Bro, you need to see a doctor. Folding your manhood in two cannot be a good idea.

And beyond any of these award nominees, pick up almost any highbrow literary book and just watch the way they describe bodies and sex. You’ll find that there’s almost always something intentionally off-putting in the description. Not to mention all the times we’ve been waiting and waiting and waiting for two characters to get it on, only to get close-doored or badly metaphor-ed.

It wasn’t always like this. Anais Nin, Henry Miller and Erica Jong are considered to be great literary figures, and they put explicit sex into their novels. Heck, even Madeleine L’Engle has a great scene in her young adult book A House Like a Lotus.

It seems to me, with absolutely no scientific evidence to back it up, that once women started writing sexy romance designed to be read by other women, the literary establishment took the general stance that bodies and sex are not to be celebrated if you want your book to be as well. The patriarchy is a foolish thing. Because every girl I know stole romance books to read as teenagers and quietly learn about how much more there is to the act than Cosmo’s position of the month — but where are the boys going to learn it?

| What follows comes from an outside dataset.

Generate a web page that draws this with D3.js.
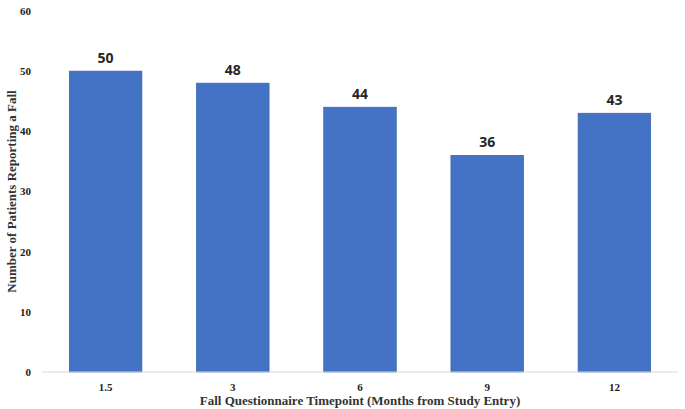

I don’t think it’s coincidence that most of the Bad Sex nominees are men.

Publishers of America, I implore you. Dudes have to learn this stuff somewhere, and porn is really not the way to learn about anything but interesting camera angles. You gotta put the banging back in our books.

And I get it. Sex is really hard to write. There are really only so many words out there to describe the same parts and actions. But surely even a novice can come up with something more detailed than, “We fucked, we fucked, we fucked, we fucked, we fucked, we fucked.” (The Future Won’t Be Long by Jarett Kobek.) For an absolute master-class in all available sex words and descriptions, I’d highly recommend any Sierra Simone book, but particularly her New Camelot series.

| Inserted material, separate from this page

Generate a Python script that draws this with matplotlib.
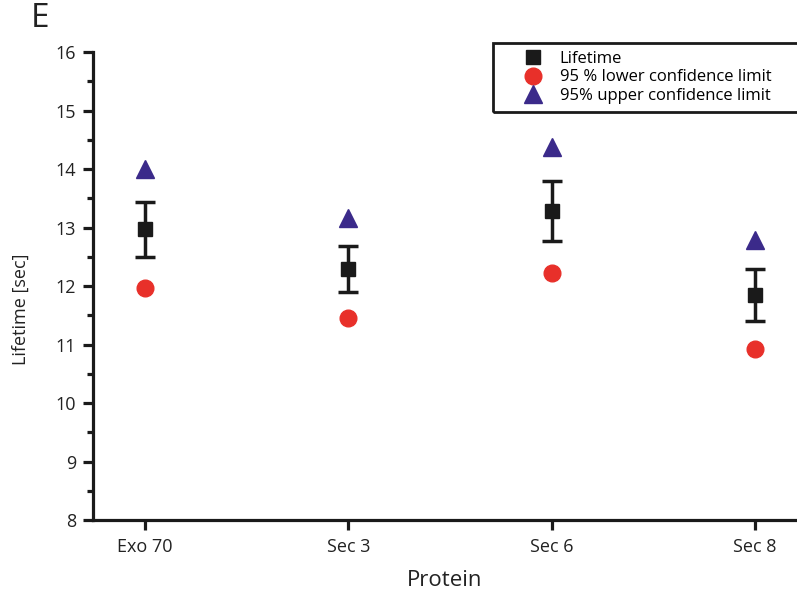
import numpy as np
import matplotlib.pyplot as plt
from matplotlib.patches import Rectangle

plt.rcParams['font.family'] = ['Open Sans', 'DejaVu Sans']

proteins = ['Exo 70', 'Sec 3', 'Sec 6', 'Sec 8']
lifetime = [12.98, 12.29, 13.28, 11.85]
err_low = [12.49, 11.90, 12.77, 11.40]
err_high = [13.43, 12.68, 13.79, 12.29]
lower_ci = [11.97, 11.45, 12.22, 10.92]
upper_ci = [14.00, 13.16, 14.38, 12.79]

x = np.arange(len(proteins))
yerr = [np.array(lifetime) - np.array(err_low), np.array(err_high) - np.array(lifetime)]

fig = plt.figure(figsize=(7.97, 5.92), dpi=100)
ax = fig.add_axes([0.1167, 0.1216, 0.8833, 0.7905])

ax.errorbar(x, lifetime, yerr=yerr, fmt='none', ecolor='#1a1a1a',
            elinewidth=2.5, capsize=7, capthick=2.5, zorder=2)
ax.plot(x, lifetime, 's', color='#1a1a1a', markersize=10, label='Lifetime', zorder=3)
ax.plot(x, lower_ci, 'o', color='#e8302a', markersize=12,
        label='95 % lower confidence limit', zorder=3)
ax.plot(x, upper_ci, '^', color='#3b2a8a', markersize=13,
        label='95% upper confidence limit', zorder=3)

ax.set_xlim(-0.256, 3.207)
ax.set_ylim(8, 16)
ax.set_xticks(x)
ax.set_xticklabels(proteins)
ax.set_yticks(range(8, 17))
ax.set_yticks(np.arange(8.5, 16, 1), minor=True)

for side in ['top', 'right']:
    ax.spines[side].set_visible(False)
for side in ['left', 'bottom']:
    ax.spines[side].set_linewidth(2.3)
    ax.spines[side].set_color('#1a1a1a')

ax.tick_params(axis='both', which='major', direction='out', length=7, width=2.3,
               color='#1a1a1a', labelsize=13, labelcolor='#222222')
ax.tick_params(axis='y', which='minor', direction='out', length=4, width=2.3,
               color='#1a1a1a')
ax.tick_params(axis='x', which='major', pad=6)
ax.tick_params(axis='y', which='major', pad=5)

ax.set_xlabel('Protein', fontsize=16, color='#222222', labelpad=10)
ax.set_ylabel('Lifetime [sec]', fontsize=13, color='#222222')
ax.yaxis.set_label_coords(-0.0895, 0.451)

# legend box drawn by hand so it runs off the right edge like the original
fig.patches.append(Rectangle((0.6186, 0.8108), 0.45, 0.1166, transform=fig.transFigure,
                             fill=False, edgecolor='#1a1a1a', linewidth=2))
leg = ax.legend(loc='upper left', bbox_to_anchor=(0.6583, 0.914),
                bbox_transform=fig.transFigure, frameon=False,
                fontsize=12, handletextpad=1.1, borderpad=0, borderaxespad=0,
                labelspacing=0.15, handlelength=1.0)

fig.text(0.05, 0.969, 'E', fontsize=24, va='center', ha='center', color='#222222')

fig.savefig('out.png', dpi=100)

American Queen by Sierra Simone

Besides, sex is an integral part of human existence. What sense does it make to spend three-hundred pages describing every facet of a character’s life, but close the door on sex? I’d argue that the sex a person is having can tell you at least as much about their relationships with others and themselves as any normal therapy session. And certainly more than a few vignettes about how they make their coffee, or drink at night instead of talk to said therapist.

BB Easton

In fact, over the course of BB Easton’s series that begins with Skin and ends with the previously mentioned Suit, the sex is almost a metaphor for her life. With her first, totally screwed-up yet somehow really hot boyfriend, she’s submissive, letting him push all her boundaries in often harmful ways. By the time she meets her husband, she’s the one in control.

Follow by Tessa Bailey uses the sex scenes to subtly reinforce the way the two main characters open up to each other.

From the balcony scene (sweet heavens, the balcony scene!!!) where they can’t even see each other, to their near-sex looking at each other in a mirror, to finally doing it face-to-face. We see their emotional relationship reflected in the physical.

That’s not just good writing, that’s good psychology. You know, the sort of thing that gets praised in literary books.

So let’s put two middle fingers way up high at the patriarchal publishing system (#notallpublishers), and gift every man we know with romance novels this holiday season.

Hey, maybe I’m a sex therapist after all.